Он просто не мог себя контролировать. Однажды во время сольного выступления Леопольда Годовского он выбежал на сцену и стал учить пианиста играть — не какого-нибудь заштатного пианиста, а человека, чье техническое мастерство было столь безупречным, что он даже позволил себе переписать и без того сложнейшие шопеновские этюды так, что те стали еще сложнее. Но публика проглотила и это. Писательница Уилла Кэсер в 1899-м посетила концерт де Пахмана в компании одного из его учеников. Звук был столь ошеломительным, вспоминала она, что ее приятель «буквально упал в обморок», когда дело дошло до Третьей прелюдии Шопена. Игра де Пахмана, писала она в Courier от 30 декабря, была «полна мучительных пауз и приглушенных нот, обрывающихся так внезапно, как будто он, уже нажав клавиши, мог пальцами вернуть их». Это определенно было волшебством.
* * *
В XX веке многие русские пианисты осели в американских консерваториях, включая нью-йоркскую Джуллиардскую школу и Кертисовский институт музыки в Филадельфии, и стали в них правящим классом. Американская пианистка Люси Мэри Агнес Хикенлупер (1880—1948) почувствовала, какие преимущества сулит русское имя, переименовалась в Ольгу Самарофф и превратилась в одну из самых известных преподавательниц музыки своего времени (она вышла замуж за дирижера Леопольда Стоковского до того, как тот достиг звездного статуса, и помогла ему вывести карьеру на новый уровень).

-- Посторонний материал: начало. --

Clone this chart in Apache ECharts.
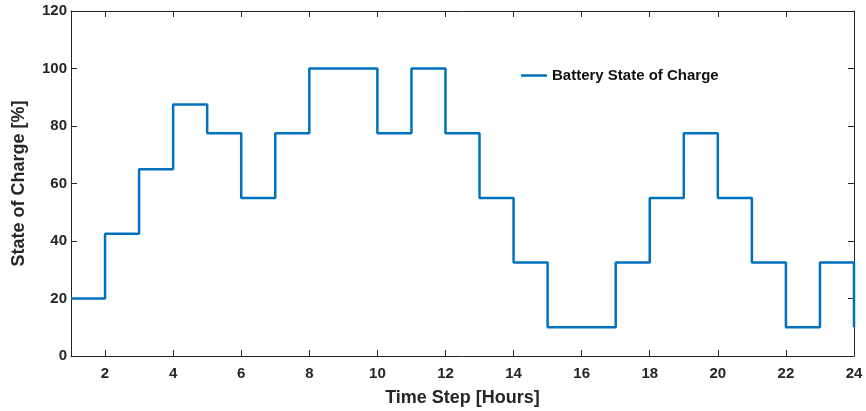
<!DOCTYPE html>
<html>
<head>
<meta charset="utf-8">
<script src="https://cdn.jsdelivr.net/npm/echarts@6/dist/echarts.min.js"></script>
<style>
  html, body { margin: 0; padding: 0; background: #fff; }
  #chart { width: 866px; height: 411px; }
</style>
</head>
<body>
<div id="chart"></div>
<script>
// Hourly battery state of charge, held constant through each hour (stairs)
const hours = [1, 2, 3, 4, 5, 6, 7, 8, 9, 10, 11, 12, 13, 14, 15, 16, 17, 18, 19, 20, 21, 22, 23, 24];
const soc = [20, 42.5, 65, 87.5, 77.5, 55, 77.5, 100, 100, 77.5, 100, 77.5, 55, 32.5, 10, 10, 32.5, 55, 77.5, 55, 32.5, 10, 32.5, 10];
const xTicks = [2, 4, 6, 8, 10, 12, 14, 16, 18, 20, 22, 24];

const ink = '#262626';
const font = '"Liberation Sans", Arial, sans-serif';
const lineBlue = '#0072BD';

const chart = echarts.init(document.getElementById('chart'), null, { renderer: 'canvas' });

const baseX = {
  type: 'value', min: 1, max: 24,
  axisLine: { show: true, onZero: false, lineStyle: { color: ink, width: 1 } },
  axisTick: { show: true, inside: true, length: 6, customValues: xTicks, lineStyle: { color: ink } },
  splitLine: { show: false }
};
const baseY = {
  type: 'value', min: 0, max: 120, interval: 20,
  axisLine: { show: true, onZero: false, lineStyle: { color: ink, width: 1 } },
  axisTick: { show: true, inside: true, length: 6, lineStyle: { color: ink } },
  splitLine: { show: false }
};

chart.setOption({
  animation: false,
  backgroundColor: '#ffffff',
  grid: { left: 71, right: 12, top: 11, bottom: 55, containLabel: false, outerBoundsMode: 'none' },
  legend: {
    data: ['Battery State of Charge'],
    left: 516, top: 63,
    icon: 'rect', itemWidth: 26, itemHeight: 2.5,
    textStyle: { fontFamily: font, fontWeight: 'bold', fontSize: 15, color: '#111' }
  },
  xAxis: [
    Object.assign({}, baseX, {
      position: 'bottom',
      name: 'Time Step [Hours]', nameLocation: 'middle', nameGap: 33,
      nameTextStyle: { fontFamily: font, fontWeight: 'bold', fontSize: 18, color: ink },
      axisLabel: { show: true, customValues: xTicks, margin: 10, fontFamily: font, fontWeight: 'bold', fontSize: 15, color: ink }
    }),
    Object.assign({}, baseX, {
      position: 'top',
      axisLabel: { show: false }
    })
  ],
  yAxis: [
    Object.assign({}, baseY, {
      position: 'left',
      name: 'State of Charge [%]', nameLocation: 'middle', nameGap: 43,
      nameTextStyle: { fontFamily: font, fontWeight: 'bold', fontSize: 18, color: ink },
      axisLabel: { show: true, margin: 4, fontFamily: font, fontWeight: 'bold', fontSize: 15, color: ink }
    }),
    Object.assign({}, baseY, {
      position: 'right',
      axisLabel: { show: false }
    })
  ],
  series: [{
    name: 'Battery State of Charge',
    type: 'line',
    step: 'end',
    xAxisIndex: 0, yAxisIndex: 0,
    data: hours.map((h, i) => [h, soc[i]]),
    symbol: 'none',
    lineStyle: { color: lineBlue, width: 2.5 },
    itemStyle: { color: lineBlue }
  }]
});
</script>
</body>
</html>
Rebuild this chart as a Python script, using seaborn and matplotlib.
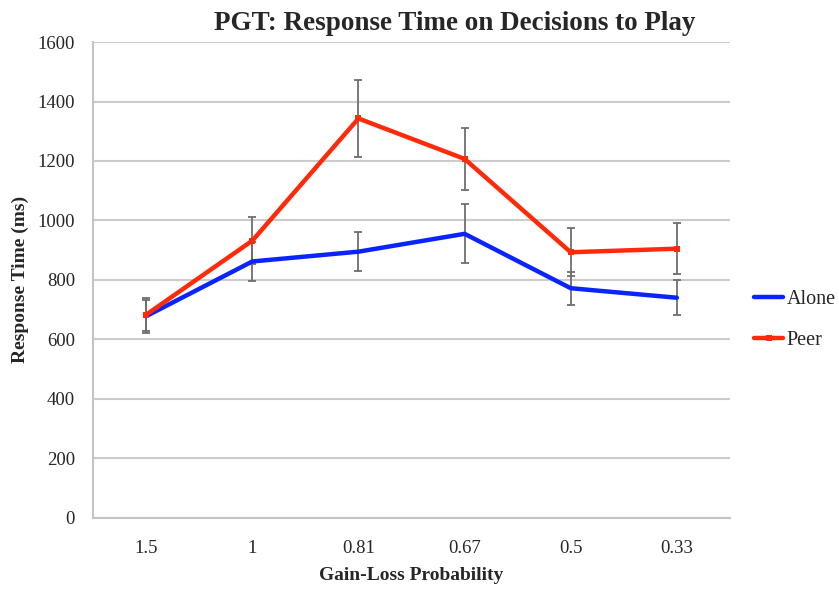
import numpy as np
import pandas as pd
import matplotlib
matplotlib.use("Agg")
import matplotlib.pyplot as plt
import seaborn as sns

# Data
probabilities = ["1.5", "1", "0.81", "0.67", "0.5", "0.33"]
alone_rt = [678, 862, 895, 955, 772, 740]
alone_err = [55, 67, 66, 99, 55, 58]
peer_rt = [683, 932, 1343, 1207, 893, 905]
peer_err = [55, 80, 130, 103, 80, 85]

df = pd.DataFrame({
    "pos": list(range(len(probabilities))) * 2,
    "rt": alone_rt + peer_rt,
    "err": alone_err + peer_err,
    "group": ["Alone"] * len(probabilities) + ["Peer"] * len(probabilities),
})

sns.set_style("white")
plt.rcParams["font.family"] = ["Liberation Serif", "DejaVu Serif"]

fig = plt.figure(figsize=(8.39, 5.93), dpi=100)
ax = fig.add_axes([0.111, 0.127, 0.759, 0.802])

colors = {"Alone": "#0a24ff", "Peer": "#ff2a0a"}

# error bars first, under the lines
for name, sub in df.groupby("group"):
    ax.errorbar(sub["pos"], sub["rt"], yerr=sub["err"], fmt="none",
                ecolor="#6e6e6e", elinewidth=1.3, capsize=3, capthick=1.3, zorder=2)

sns.lineplot(data=df[df.group == "Alone"], x="pos", y="rt", color=colors["Alone"],
             linewidth=3.2, ax=ax, label="Alone", zorder=3)
sns.lineplot(data=df[df.group == "Peer"], x="pos", y="rt", color=colors["Peer"],
             linewidth=3.2, marker="s", markersize=5, markeredgewidth=0,
             ax=ax, label="Peer", zorder=4)

ax.set_xlim(-0.5, len(probabilities) - 0.5)
ax.set_ylim(0, 1600)
ax.set_yticks(np.arange(0, 1601, 200))
ax.set_xticks(range(len(probabilities)))
ax.set_xticklabels(probabilities)
ax.set_xticks(np.arange(-0.5, len(probabilities), 1), minor=True)
ax.tick_params(axis="x", which="major", length=0, labelsize=13.5, pad=16)
ax.tick_params(axis="x", which="minor", length=5, color="#c4c4c4", width=1.2, direction="out")
ax.tick_params(axis="y", length=5, color="#c4c4c4", width=1.2, labelsize=13.5,
               direction="out", pad=8)
ax.yaxis.grid(True, color="#cccccc", linewidth=1.5)
ax.set_axisbelow(True)

for side in ["top", "right"]:
    ax.spines[side].set_visible(False)
for side in ["left", "bottom"]:
    ax.spines[side].set_color("#c4c4c4")
    ax.spines[side].set_linewidth(1.5)

fig.text(455 / 839, 1 - 23 / 593, "PGT: Response Time on Decisions to Play",
         fontsize=19.5, fontweight="bold", ha="center", va="center")
ax.set_xlabel("Gain-Loss Probability", fontsize=14, fontweight="bold", labelpad=7)
ax.set_ylabel("Response Time (ms)", fontsize=14, fontweight="bold", labelpad=6)

ax.legend(loc="center left", bbox_to_anchor=(1.01, 0.415), frameon=False,
          fontsize=14.5, handlelength=1.4, handletextpad=0.2, labelspacing=1.1)

fig.savefig("out.png", dpi=100)
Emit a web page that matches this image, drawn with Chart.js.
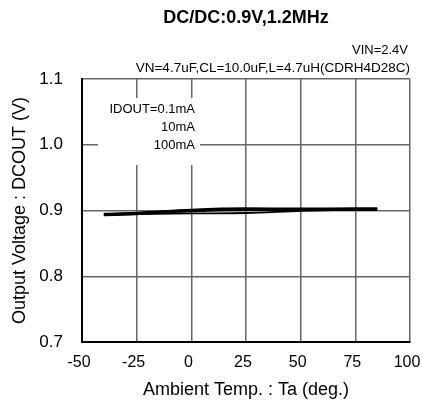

Что же до концертных залов, то здесь русские виртуозы демонстрировали скорее пестрое разнообразие подходов, нежели приверженность какой-либо одной музыкальной школе. В конце концов, редкое недолговечное музыкальное поветрие успевало достигнуть России и повлиять на тамошний музыкальный мир. Сигизмунд Тальберг приезжал в Санкт-Петербург, но, по словам Фридриха Вика, вынужден был убраться восвояси, после того как поссорился с одним из приближенных офицеров государя и имел неосторожность использовать обсценную лексику (что, впрочем, в те годы было в порядке вещей). «Я, однако, намного больше сочувствовал Гензельту, — замечал Вик, имея в виду еще одного европейца, работавшего в России. — Говорят, он несчастлив в браке».